Apple Chops iTunes Song Previews Down To 30 Seconds From 90
When Apple started extending the previews of songs that were longer than 2 minutes and 30 seconds back in 2010, licensing was a big factor in reason that not all songs received the updated 90 second previews at the same time. Now, Apple appears to be reducing some of those previews to just 30 seconds, no matter the length of the song, across both the desktop and mobile versions of the iTunes Store.
While not all songs have had their previews slashed, it is indeed happening to some of the more popular tracks on the iTunes Store. Popular albums such as Coldplay’s whole discography now has the shorter 30 second previews instead of the 90 second clips that were previously on offer. What’s more, it seems that the change is a relatively recent one, with some users suggesting that some tracks made the switch in preview length within the last 24 hours. Apple made quite the song and dance about the move to the new 90 second clips a few years ago, but is unsurprisingly keeping quiet about the switch back.
With Apple staying quiet, the reason for the change is unknown, but the smart money is on some sort of licensing hiccup.

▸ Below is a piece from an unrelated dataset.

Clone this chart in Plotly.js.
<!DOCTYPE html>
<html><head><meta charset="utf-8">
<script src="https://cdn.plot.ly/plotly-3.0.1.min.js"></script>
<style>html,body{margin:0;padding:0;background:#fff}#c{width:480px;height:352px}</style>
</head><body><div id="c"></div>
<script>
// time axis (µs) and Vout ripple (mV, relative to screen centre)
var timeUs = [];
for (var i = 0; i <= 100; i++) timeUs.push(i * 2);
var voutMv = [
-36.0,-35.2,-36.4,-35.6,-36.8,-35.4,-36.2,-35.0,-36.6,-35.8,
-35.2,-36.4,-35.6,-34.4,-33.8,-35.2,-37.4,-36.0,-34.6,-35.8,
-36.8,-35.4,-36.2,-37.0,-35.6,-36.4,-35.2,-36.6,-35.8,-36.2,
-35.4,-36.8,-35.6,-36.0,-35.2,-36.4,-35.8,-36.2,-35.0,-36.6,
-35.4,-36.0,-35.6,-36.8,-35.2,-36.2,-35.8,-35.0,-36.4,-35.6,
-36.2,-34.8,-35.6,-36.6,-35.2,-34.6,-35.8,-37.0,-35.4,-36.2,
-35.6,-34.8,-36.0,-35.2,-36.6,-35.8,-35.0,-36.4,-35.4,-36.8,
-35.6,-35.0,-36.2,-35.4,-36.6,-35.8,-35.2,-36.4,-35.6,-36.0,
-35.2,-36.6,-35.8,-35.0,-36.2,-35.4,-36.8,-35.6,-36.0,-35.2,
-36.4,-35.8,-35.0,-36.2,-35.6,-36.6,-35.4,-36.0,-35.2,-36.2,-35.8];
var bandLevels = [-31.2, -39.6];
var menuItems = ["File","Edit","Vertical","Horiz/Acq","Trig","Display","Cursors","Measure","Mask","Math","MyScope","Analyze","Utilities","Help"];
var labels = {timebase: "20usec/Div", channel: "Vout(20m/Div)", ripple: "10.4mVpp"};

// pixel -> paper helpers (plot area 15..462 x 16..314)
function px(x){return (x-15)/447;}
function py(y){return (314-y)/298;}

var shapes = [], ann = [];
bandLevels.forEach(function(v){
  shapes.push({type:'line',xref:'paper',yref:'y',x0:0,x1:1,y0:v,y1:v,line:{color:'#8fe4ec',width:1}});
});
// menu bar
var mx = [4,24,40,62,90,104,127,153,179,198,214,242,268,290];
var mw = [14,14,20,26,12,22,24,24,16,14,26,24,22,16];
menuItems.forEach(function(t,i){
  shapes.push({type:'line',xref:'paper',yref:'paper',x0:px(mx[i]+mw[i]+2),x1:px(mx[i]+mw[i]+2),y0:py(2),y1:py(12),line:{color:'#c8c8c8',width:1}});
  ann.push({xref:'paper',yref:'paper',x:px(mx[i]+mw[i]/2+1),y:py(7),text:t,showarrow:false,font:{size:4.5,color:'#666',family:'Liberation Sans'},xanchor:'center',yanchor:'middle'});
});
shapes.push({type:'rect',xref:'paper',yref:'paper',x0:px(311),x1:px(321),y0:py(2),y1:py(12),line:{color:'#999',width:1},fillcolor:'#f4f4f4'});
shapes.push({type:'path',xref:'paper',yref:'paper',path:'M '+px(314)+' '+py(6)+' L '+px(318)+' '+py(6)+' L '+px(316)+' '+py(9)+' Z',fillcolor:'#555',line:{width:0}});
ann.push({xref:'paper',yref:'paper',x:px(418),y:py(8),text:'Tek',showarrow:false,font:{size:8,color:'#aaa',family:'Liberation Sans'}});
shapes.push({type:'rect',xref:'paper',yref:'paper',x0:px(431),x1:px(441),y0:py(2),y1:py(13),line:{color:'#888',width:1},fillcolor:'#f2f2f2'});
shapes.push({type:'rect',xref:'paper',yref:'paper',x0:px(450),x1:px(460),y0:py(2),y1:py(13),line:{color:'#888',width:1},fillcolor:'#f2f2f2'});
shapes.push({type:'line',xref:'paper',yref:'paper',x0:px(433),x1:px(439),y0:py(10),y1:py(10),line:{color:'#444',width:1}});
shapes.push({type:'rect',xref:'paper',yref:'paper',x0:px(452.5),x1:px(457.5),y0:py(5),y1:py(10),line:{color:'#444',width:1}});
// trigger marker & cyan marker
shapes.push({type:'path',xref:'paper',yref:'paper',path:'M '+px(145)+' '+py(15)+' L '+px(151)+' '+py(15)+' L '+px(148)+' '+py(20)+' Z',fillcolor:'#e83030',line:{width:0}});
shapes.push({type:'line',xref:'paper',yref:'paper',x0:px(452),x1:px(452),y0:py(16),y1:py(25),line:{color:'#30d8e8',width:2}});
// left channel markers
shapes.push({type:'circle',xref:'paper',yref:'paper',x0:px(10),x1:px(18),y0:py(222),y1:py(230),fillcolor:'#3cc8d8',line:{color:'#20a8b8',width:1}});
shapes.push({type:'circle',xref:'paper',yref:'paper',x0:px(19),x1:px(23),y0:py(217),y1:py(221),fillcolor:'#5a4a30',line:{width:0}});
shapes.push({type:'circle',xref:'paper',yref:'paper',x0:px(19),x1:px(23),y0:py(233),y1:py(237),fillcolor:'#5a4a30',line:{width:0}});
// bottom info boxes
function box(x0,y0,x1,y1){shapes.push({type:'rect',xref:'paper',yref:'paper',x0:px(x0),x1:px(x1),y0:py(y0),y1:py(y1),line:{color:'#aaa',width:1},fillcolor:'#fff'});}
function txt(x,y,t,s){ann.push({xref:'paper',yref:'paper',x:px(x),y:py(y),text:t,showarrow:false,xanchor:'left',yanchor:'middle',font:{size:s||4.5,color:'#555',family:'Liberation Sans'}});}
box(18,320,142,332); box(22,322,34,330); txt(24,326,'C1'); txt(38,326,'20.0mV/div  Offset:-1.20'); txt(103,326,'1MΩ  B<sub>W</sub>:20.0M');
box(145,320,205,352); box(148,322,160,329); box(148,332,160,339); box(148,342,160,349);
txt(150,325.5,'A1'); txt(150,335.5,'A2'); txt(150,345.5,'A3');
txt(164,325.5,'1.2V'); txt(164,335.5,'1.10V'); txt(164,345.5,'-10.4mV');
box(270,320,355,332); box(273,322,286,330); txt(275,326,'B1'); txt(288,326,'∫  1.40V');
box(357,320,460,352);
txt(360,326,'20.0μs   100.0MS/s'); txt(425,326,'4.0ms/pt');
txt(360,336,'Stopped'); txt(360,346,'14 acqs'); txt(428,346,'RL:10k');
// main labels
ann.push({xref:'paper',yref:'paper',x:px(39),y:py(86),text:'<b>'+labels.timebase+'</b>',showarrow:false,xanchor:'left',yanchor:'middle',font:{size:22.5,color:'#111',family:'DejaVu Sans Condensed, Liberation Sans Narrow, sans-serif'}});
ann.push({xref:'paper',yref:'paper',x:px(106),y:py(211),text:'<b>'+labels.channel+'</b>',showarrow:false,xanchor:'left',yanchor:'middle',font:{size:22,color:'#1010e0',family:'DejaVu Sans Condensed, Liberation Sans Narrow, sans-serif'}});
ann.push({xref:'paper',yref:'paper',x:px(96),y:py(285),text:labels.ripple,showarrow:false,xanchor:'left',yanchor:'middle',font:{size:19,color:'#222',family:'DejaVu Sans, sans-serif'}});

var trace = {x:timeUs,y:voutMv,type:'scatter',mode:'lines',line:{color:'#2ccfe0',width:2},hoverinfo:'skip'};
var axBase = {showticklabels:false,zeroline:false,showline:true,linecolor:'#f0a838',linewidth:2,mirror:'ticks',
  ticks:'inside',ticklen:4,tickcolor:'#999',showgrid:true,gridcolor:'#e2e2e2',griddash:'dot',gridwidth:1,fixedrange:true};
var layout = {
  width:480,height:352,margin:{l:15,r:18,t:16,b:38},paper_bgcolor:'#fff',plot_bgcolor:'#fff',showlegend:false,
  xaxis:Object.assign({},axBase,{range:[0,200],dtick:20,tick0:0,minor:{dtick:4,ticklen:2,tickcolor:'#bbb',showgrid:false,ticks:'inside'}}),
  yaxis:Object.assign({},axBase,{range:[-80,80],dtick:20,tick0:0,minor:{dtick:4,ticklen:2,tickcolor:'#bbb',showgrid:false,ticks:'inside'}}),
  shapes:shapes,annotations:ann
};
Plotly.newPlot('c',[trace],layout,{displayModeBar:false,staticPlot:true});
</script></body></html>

With music listeners already moving away from online purchases and towards streaming services like Spotify and Rdio, Apple may have had to make concessions for a music industry that has long wanted more than its pound of flesh. After all, if it’s not a licensing issue, what could it be?
With the focus on iOS devices, Macs and apps, the music side of Apple’s business has been somewhat neglected over the last few years. After years of iPods selling hand over fist, the lineup is stale and as a result, the iTunes Store is also in need of some love. The reduction of preview time may be a byproduct of that, or simply part of a larger move that we don’t see yet. As tends to be the case with these things, time will tell in the end.
It is also worth noting that Apple recently purchased Beats Electronics for a cool tune of $3 billion. It might be the case that Apple wants to push its resources to the newly acquired company / service.